THE VIRGINIAN-PILOT Copyright (c) 1994, Landmark Communications, Inc. DATE: Wednesday, October 12, 1994 TAG: 9410120450 SECTION: FRONT PAGE: A2 EDITION: FINAL SOURCE: BY DALE EISMAN AND JACK DORSEY, STAFF WRITERS DATELINE: WASHINGTON LENGTH: Medium: 94 lines
The line is almost a mantra for Navy leaders: At the first sign of international trouble, they say, the president invariably asks, ``Where is the nearest aircraft carrier?''
But as Iraqi troops and tanks edged away from the Kuwaiti border on Tuesday, the more relevant question seemed to be: ``Where was the nearest carrier before trouble started and why wasn't it in the Persian Gulf?''
The George Washington, a Norfolk-based flattop, visited the gulf in September. But it was in the Adriatic Sea near another trouble spot - Bosnia - last week when Saddam Hussein mounted his latest threat to Kuwait. The Washington now is steaming back to the gulf; its 60-plus jets are in range of Iraq but the ship probably will not be off its coast until Thursday.

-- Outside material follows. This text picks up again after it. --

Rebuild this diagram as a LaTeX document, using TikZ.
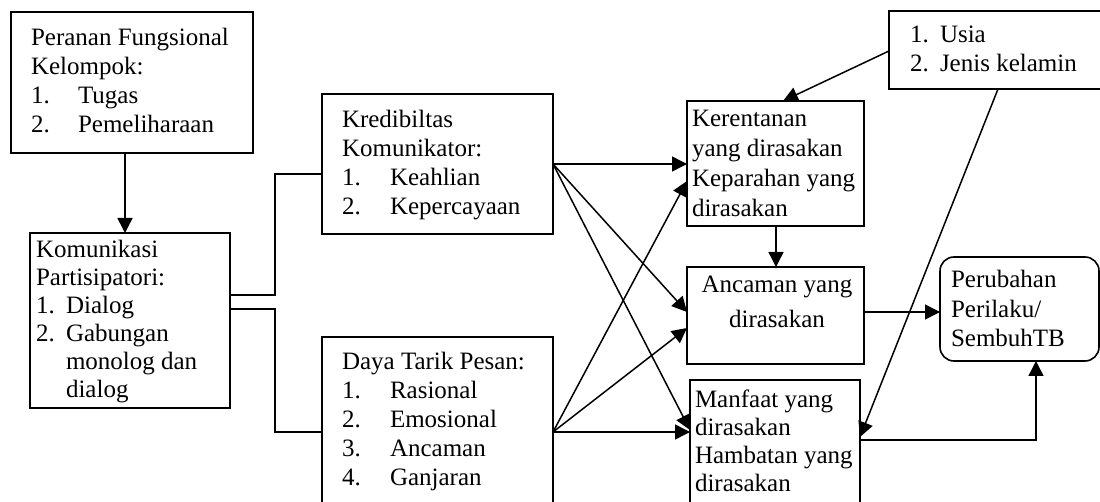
\documentclass[tikz,border=0pt]{standalone}
\usepackage{fontspec}
\setmainfont{Liberation Serif}
\usetikzlibrary{arrows.meta,calc}
\newcommand{\mynum}[2]{\makebox[#1][l]{#2}}
\begin{document}
\begin{tikzpicture}[x=1pt,y=-1pt,
  box/.style={draw, line width=1.6pt, inner sep=0pt, outer sep=0pt, anchor=north west},
  txt/.style={inner sep=0pt, outer sep=0pt, anchor=base west, font=\fontsize{25}{29}\selectfont},
  arr/.style={line width=1.5pt, -{Triangle[length=15pt,width=15pt]}},
  ln/.style={line width=1.5pt}]
\useasboundingbox (0,0) rectangle (1100,502);
\clip (0,0) rectangle (1100,502);
% boxes
\node[box, minimum width=242pt, minimum height=141pt] (A) at (11,12) {};
\node[box, minimum width=200pt, minimum height=175pt] (B) at (30,233) {};
\node[box, minimum width=231pt, minimum height=140pt] (C) at (322,94) {};
\node[box, minimum width=231pt, minimum height=190pt] (D) at (322,337) {};
\node[box, minimum width=177pt, minimum height=125pt] (E) at (687,101) {};
\node[box, minimum width=177pt, minimum height=97pt] (F) at (687,267) {};
\node[box, minimum width=170pt, minimum height=150pt] (G) at (690,380) {};
\node[box, minimum width=212pt, minimum height=78pt] (H) at (889,11) {};
\node[box, rounded corners=14pt, minimum width=159pt, minimum height=104pt] (I) at (940,257) {};
% texts
\node[txt] (At) at (31,46) {\parbox[t]{230pt}{Peranan Fungsional\\Kelompok:\\\mynum{47pt}{1.}Tugas\\\mynum{47pt}{2.}Pemeliharaan}};
\node[txt, font=\fontsize{25}{28}\selectfont] (Bt) at (36,258) {\parbox[t]{190pt}{Komunikasi\\Partisipatori:\\\mynum{30pt}{1.}Dialog\\\mynum{30pt}{2.}Gabungan\\\hspace*{30pt}monolog dan\\\hspace*{30pt}dialog}};
\node[txt] (Ct) at (342,128) {\parbox[t]{210pt}{Kredibiltas\\Komunikator:\\\mynum{48pt}{1.}Keahlian\\\mynum{48pt}{2.}Kepercayaan}};
\node[txt] (Dt) at (342,370) {\parbox[t]{210pt}{Daya Tarik Pesan:\\\mynum{48pt}{1.}Rasional\\\mynum{48pt}{2.}Emosional\\\mynum{48pt}{3.}Ancaman\\\mynum{48pt}{4.}Ganjaran}};
\node[txt, font=\fontsize{25}{30}\selectfont] (Et) at (692,127) {\parbox[t]{170pt}{Kerentanan\\yang dirasakan\\Keparahan yang\\dirasakan}};
\node[txt, anchor=base, font=\fontsize{25}{35}\selectfont] (Ft) at (777,293) {\parbox[t]{170pt}{\centering Ancaman yang\\dirasakan}};
\node[txt, font=\fontsize{25}{28.3}\selectfont] (Gt) at (695,407) {\parbox[t]{165pt}{Manfaat yang\\dirasakan\\Hambatan yang\\dirasakan}};
\node[txt] (Ht) at (910,43) {\parbox[t]{185pt}{\mynum{30pt}{1.}Usia\\\mynum{30pt}{2.}Jenis kelamin}};
\node[txt, font=\fontsize{25}{29.5}\selectfont] (It) at (951,288) {\parbox[t]{145pt}{Perubahan\\Perilaku/\\SembuhTB}};
% connectors
\draw[arr] ($(A.south)+(-7,0)$) -- ($(A.south)+(-7,80)$);
\draw[ln] ($(B.north east)+(0,62)$) -- ++(45,0) |- ($(C.north west)+(0,80)$);
\draw[ln] ($(B.north east)+(0,76)$) -- ++(45,0) |- ($(D.north west)+(0,95)$);
\draw[arr] ($(C.north east)+(0,70)$) -- ($(E.north west)+(0,63)$);
\draw[arr] ($(C.north east)+(0,70)$) -- ($(F.north west)+(0,45)$);
\draw[arr] ($(C.north east)+(0,70)$) -- ($(G.north west)+(0,50)$);
\draw[arr] ($(D.north east)+(0,95)$) -- ($(E.north west)+(0,80)$);
\draw[arr] ($(D.north east)+(0,95)$) -- ($(F.north west)+(0,61)$);
\draw[arr] ($(D.north east)+(0,95)$) -- ($(G.north west)+(0,52)$);
\draw[arr] ($(H.north west)+(0,40)$) -- ($(E.north)+(7.5,0)$);
\draw[arr] ($(H.south west)+(109,0)$) -- ($(G.north east)+(0,57)$);
\draw[arr] ($(E.south)+(0.5,0)$) -- ($(F.north)+(0.5,0)$);
\draw[arr] ($(F.north east)+(0,45)$) -- ($(I.north west)+(0,55)$);
\draw[arr] ($(G.north east)+(0,60)$) -| ($(I.south west)+(96,0)$);
\end{tikzpicture}
\end{document}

``It just happened not to be there,`` Gen. John Shalikashvili, chairman of the Joint Chiefs of Staff, said Tuesday of the Washington. He declined to speculate on whether the presence of a carrier in the gulf might have deterred Saddam from his apparent preparations for an attack.
Such deterrence is among the Navy's prime missions. But Shalikashvili reminded reporters that the Pentagon can't keep a carrier at every potential trouble spot every day.
Still, the absence of a carrier at the outset of the latest Iraqi crisis may rekindle debate over the force levels the Clinton administration set in its ``Bottom Up Review'' of the military last year. Republicans across the country, including Virginia U.S. Senate hopeful Oliver L. North, are campaigning this fall in part on the theme that the administration has cut the military too sharply.
Some in the services voice the same concern. ``As we try to work our way through this downsizing and this shrinking fleet, we very quickly come to the realization that it is shrinking too much,'' Adm. Jeremy Michael Boorda, the chief of naval operations, said last week in a speech in Norfolk.
He is working on ``an idea for a Navy that is perhaps slightly larger than the one someone envisioned and is certainly more capable,'' Boorda said.
The Bottom Up Review led the administration to conclude the Navy needs 11 active carriers, plus one in reserve. The study said that is enough to show American muscle around the world and, if necessary, fight two major regional wars simultaneously.
But at that level, a senior Navy official said Tuesday, there must be gaps of several weeks or months in carrier patrols even in such persistent trouble spots as the gulf. ``As soon as you come down to fewer than 15 or 16, you start to make tradeoffs,'' he said.
During peacetime operations, only about half of the Navy's carriers are deployed on a particular day. The others are receiving maintenance or involved in training and readiness exercises. In an attempt to retain its best sailors and pilots, the service tries to limit deployments to six months.
``Now that Korea is a front burner issue, we keep two carriers in that area. We are gapping the Mediterranean and Persian Gulf a great deal of time,'' Adm. Henry H. Mauz Jr., commander of the Navy's Atlantic Fleet, said as he retired from active duty last week. ``That is OK for a while but you can't do that long term without hurting your national interests.''
Mauz argued that the nation needs 13 active carriers, along with more submarines, amphibious ships, cruisers and destroyers, to protect its interests. The 330-ship Navy now being fashioned should be ``in the middle to upper 300s,'' he said.
But other critics, including some who aggressively promote a strong defense, argue that the value of carriers and naval presence generally is overblown.
``Saddam Hussein doesn't care about the carrier,'' said Robert A. Gaskin, a retired Air Force officer who was a Pentagon planner during the Bush administration.
Gaskin said the American resolve and willingness to fight that carrier patrols projected to the Soviet Union during the Cold War seem lost on Saddam, the Bosnian Serbs and other U.S. antagonists.
Gaskin is an analyst for Business Executives for National Security, which lobbies for a stronger military. He argued that the Pentagon has put resources into carriers at the expense of the Army and Air Force, rendering those services unable to meet its goal of being able to fight two regional wars at once.
Gaskin said the military really needs only seven carriers and should sharply cut deployment of Marine Corps amphibious ready groups. The Marines have 12 such groups, each with about 2,000 troops, which generally operate in conjunction with carriers.
Each carrier and the ships that go with it cost more than $3 billion annually to operate, Gaskin said. And the 12 Marine amphibious groups cost a total of $19 billion per year. Cutting some carriers and reconfiguring the Marines into a quick reaction force deployed largely by air would generate savings for additional mechanized Army divisions and Air Force fighter wings, Gaskin said.
``You've gotta make choices like that, and those aren't being made,'' he said.